Our fates and sympathies are deeply intertwined
I grew up believing in the truth of the precepts that were available to me: I believed in the reality of space; I believed that distance separates, that it is a corporeal substance; I believed in the reality of nations and borders; I believed that across the border there existed another reality. Amitav Ghosh, The Shadow Lines (1988)
Just footsteps away from where this column is written, the Mandovi river opens up to meet the Arabian Sea. This is Panjim, the tiny capital city of Goa, India’s smallest state.
We are 2000km overland from Dhaka, with the breadth of the sub-continent sprawled between us, encompassing an immense swathe of the characteristically deshi tumult of languages, ethnicities, and cultural practices.
And yet, as is also typical for this part of the world, there are many profound connections between our two locations, which have persisted throughout every kind of political upheaval throughout the ages.
Some of these linkages are ancient, and thus only faintly discerned, such as those implied by the close relationship that linguistic scholars have found between the Bengali and Konkani languages.
But others are much more direct.
For just one example, in 1518, four ships commanded by João da Silveira sailed down the same Mandovi river which flows outside my windows, and headed purposefully across to Chittagong, where they arrived on May 9, and eventually established the first colonial enclave in Bengal.
This became part of the Portuguese Estado da Índia, and was administered and ruled directly from Goa (which had become its capital in 1510).
When the British supplanted that dominance in the 18th and 19th centuries, the old maritime connections were severed, only to be replaced by an even more robust Raj-era pipeline of teachers, tailors, musicians, bakers, and countless clerks and administrators from Goa who served in Bengal.
My grandmother’s cousin Joseph Anthony Vaz, who was the first of our community to become an Indian Civil Service officer (he won the Kaiser-e-Hind Gold Medal in 1921 for his efforts in famine relief), spent years in both western and eastern districts of the Raj-era Bengal Province.
The 1971 Bangladesh Liberation War featured significant Goan involvement in the Indian armed forces that defeated Pakistan.
My friend, the author Valmiki Faleiro -- whose 2010 book, Patriotism in Action, surveys Goa’s modern military history -- told me: “The number of Goan officers in action in 1971 was the highest in terms of regional representation, including the Sikhs.”
Goan commanders saw action on both western and eastern fronts: Lt General Walter AG Pinto in Punjab, Maj General Eustace D’Souza in the Kashmir valley, Lt General Eric Vaz in Rajasthan, and Maj General Benjamin F Gonsalves in what became Bangladesh.
Even more crucial was the role played by Anthony Mascarenhas, who was part of the small but persistently noteworthy Goan community in Karachi (there are still thousands who remain there).
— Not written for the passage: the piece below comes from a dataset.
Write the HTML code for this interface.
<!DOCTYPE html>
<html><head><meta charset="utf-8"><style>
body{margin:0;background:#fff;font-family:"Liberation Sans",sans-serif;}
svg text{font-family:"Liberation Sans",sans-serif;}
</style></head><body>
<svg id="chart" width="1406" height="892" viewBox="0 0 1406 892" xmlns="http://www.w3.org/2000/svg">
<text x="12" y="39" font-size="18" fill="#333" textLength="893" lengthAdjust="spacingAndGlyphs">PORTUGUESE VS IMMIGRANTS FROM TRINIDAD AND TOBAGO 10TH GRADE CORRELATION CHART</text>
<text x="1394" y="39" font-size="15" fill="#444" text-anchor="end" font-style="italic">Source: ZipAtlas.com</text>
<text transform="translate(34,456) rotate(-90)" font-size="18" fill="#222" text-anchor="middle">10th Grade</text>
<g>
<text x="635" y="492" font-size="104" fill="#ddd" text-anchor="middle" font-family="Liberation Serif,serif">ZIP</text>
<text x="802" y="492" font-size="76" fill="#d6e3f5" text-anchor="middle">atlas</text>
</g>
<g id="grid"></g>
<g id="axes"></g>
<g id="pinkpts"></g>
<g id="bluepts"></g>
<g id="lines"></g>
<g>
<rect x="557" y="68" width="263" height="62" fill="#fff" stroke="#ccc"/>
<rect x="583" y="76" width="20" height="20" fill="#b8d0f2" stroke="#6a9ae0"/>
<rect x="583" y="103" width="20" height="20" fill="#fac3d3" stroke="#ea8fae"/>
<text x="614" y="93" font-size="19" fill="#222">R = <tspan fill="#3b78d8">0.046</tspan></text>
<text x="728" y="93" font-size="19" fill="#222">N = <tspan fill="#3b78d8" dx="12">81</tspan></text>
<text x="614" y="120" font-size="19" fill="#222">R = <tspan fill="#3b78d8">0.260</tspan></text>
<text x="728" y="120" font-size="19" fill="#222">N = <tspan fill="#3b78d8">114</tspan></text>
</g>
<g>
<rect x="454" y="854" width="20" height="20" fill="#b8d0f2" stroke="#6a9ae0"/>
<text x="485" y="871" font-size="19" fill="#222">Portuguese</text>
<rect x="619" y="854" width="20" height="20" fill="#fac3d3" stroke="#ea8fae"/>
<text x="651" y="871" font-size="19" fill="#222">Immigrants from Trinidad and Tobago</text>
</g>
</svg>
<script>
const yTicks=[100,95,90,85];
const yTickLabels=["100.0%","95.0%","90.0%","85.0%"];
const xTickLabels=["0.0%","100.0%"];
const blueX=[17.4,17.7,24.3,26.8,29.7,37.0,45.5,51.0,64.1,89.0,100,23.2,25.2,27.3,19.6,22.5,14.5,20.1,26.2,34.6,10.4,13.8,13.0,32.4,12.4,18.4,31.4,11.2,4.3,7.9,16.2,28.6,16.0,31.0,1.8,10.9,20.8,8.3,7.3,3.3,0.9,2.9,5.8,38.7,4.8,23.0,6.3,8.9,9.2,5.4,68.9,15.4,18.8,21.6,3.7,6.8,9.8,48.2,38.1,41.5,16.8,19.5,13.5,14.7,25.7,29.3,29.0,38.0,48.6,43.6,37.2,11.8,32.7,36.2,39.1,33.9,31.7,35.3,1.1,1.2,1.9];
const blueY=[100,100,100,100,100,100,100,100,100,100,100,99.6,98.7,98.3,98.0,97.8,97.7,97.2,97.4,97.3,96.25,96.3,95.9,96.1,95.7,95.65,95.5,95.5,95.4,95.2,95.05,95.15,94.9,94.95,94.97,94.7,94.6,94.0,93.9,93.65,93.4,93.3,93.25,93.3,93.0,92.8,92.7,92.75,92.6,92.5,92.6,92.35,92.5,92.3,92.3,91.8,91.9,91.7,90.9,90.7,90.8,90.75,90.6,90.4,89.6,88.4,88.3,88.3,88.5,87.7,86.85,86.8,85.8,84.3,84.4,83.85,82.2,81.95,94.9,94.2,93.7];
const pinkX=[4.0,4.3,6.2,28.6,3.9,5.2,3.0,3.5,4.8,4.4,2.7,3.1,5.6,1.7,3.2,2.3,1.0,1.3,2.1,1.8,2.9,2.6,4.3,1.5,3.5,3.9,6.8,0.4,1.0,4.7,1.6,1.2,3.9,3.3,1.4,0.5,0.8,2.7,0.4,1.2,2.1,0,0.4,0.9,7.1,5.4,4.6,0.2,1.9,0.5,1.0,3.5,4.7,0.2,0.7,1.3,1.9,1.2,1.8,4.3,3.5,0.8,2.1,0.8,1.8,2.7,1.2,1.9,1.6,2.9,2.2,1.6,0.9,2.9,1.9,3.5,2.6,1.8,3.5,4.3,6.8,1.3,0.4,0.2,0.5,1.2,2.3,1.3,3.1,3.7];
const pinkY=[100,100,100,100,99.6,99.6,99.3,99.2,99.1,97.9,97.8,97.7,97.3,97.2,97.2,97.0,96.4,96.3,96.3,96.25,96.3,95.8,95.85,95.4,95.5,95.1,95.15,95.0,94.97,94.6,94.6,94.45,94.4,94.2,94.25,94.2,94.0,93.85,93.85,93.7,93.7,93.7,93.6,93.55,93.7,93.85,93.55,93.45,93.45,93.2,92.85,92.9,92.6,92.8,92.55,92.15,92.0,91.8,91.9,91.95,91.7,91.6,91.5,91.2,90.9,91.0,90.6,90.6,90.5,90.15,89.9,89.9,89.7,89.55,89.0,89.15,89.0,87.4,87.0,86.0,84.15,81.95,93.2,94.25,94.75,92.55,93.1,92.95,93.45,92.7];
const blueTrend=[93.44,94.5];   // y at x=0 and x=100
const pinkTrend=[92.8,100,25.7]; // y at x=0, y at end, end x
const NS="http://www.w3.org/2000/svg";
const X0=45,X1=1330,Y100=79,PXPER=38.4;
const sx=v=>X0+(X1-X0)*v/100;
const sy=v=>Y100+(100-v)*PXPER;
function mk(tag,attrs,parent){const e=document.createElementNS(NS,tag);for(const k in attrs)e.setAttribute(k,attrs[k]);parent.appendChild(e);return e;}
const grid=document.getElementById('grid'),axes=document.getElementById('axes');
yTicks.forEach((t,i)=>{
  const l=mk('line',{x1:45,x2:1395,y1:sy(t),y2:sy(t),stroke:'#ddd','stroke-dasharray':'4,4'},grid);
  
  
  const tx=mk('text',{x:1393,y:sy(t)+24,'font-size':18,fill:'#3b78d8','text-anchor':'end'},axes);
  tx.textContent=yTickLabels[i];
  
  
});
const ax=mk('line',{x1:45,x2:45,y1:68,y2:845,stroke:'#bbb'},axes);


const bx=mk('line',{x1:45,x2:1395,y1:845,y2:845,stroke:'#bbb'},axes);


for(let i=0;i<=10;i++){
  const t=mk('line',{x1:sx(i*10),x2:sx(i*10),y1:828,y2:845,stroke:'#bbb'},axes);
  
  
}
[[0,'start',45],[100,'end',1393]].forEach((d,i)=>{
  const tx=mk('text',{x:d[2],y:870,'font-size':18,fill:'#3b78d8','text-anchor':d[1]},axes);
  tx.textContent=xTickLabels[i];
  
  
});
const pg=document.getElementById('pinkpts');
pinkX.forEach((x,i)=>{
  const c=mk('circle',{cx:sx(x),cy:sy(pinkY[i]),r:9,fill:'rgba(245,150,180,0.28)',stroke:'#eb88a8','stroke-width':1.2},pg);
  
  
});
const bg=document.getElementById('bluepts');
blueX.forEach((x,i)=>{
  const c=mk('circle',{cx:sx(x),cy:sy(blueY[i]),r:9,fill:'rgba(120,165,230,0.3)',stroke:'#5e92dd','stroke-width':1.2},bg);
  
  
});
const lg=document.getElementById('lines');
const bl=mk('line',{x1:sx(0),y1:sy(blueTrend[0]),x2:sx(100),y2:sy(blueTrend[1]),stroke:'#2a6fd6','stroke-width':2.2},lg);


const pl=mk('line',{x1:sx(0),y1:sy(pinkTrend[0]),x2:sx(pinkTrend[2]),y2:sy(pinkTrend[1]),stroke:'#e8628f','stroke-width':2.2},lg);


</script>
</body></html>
On June 13, 1971, his brave, shocking report about Pakistan’s war crimes against the Bangladeshi uprising was published in the Sunday Times in London.
In that decisive moment, world opinion pivoted in sympathy.
The paper’s editor Harold Evans later wrote that India’s Prime Minister Indira Gandhi told him the article upset her so deeply it prompted “a campaign of personal diplomacy in the European capitals and Moscow to prepare the ground for India’s armed intervention.”
The great Amitav Ghosh, who has ancestral roots in East Bengal and now spends part of each year living in Goa, once memorably wrote: “In the geography of human history, no culture is an island.”
It’s an essential insight, which applies in equal measure to our tormented 21st century, with its worldwide eruption of the politics of exclusion, even in the face of a looming climate change catastrophe.
We can certainly try to enforce barriers -- India has just announced plans to rapidly expand its non-cut meshed anti-rust fencing along the border with Bangladesh -- but our fates and sympathies have never been more intertwined.
An interesting episode that illustrates this remarkable coming-together took place over consecutive years at the Goa Arts and Literature Festival, which I co-curate along with the eminent Konkani writer Damodar Mauzo.
In the middle of the last decade, we were blessed with a strong delegation from Bangladesh, which included the effervescent US-based author, Abeer Hoque.
The next year, she came back again, and this time we were quite surprised and pleased to see the venue’s catering staff greeting her with much celebratory delight.
One of their colleagues in the previous year had been from Dhaka, and had insisted on taking them all to her sessions. They had become her fans. But the following year, there was no Abeer. The catering staff was incensed.
Every time they saw me, they complained: “What’s the point in even hosting this festival, if we don’t have anyone from Bangladesh?!”
Vivek Menezes is a writer based in Goa, India.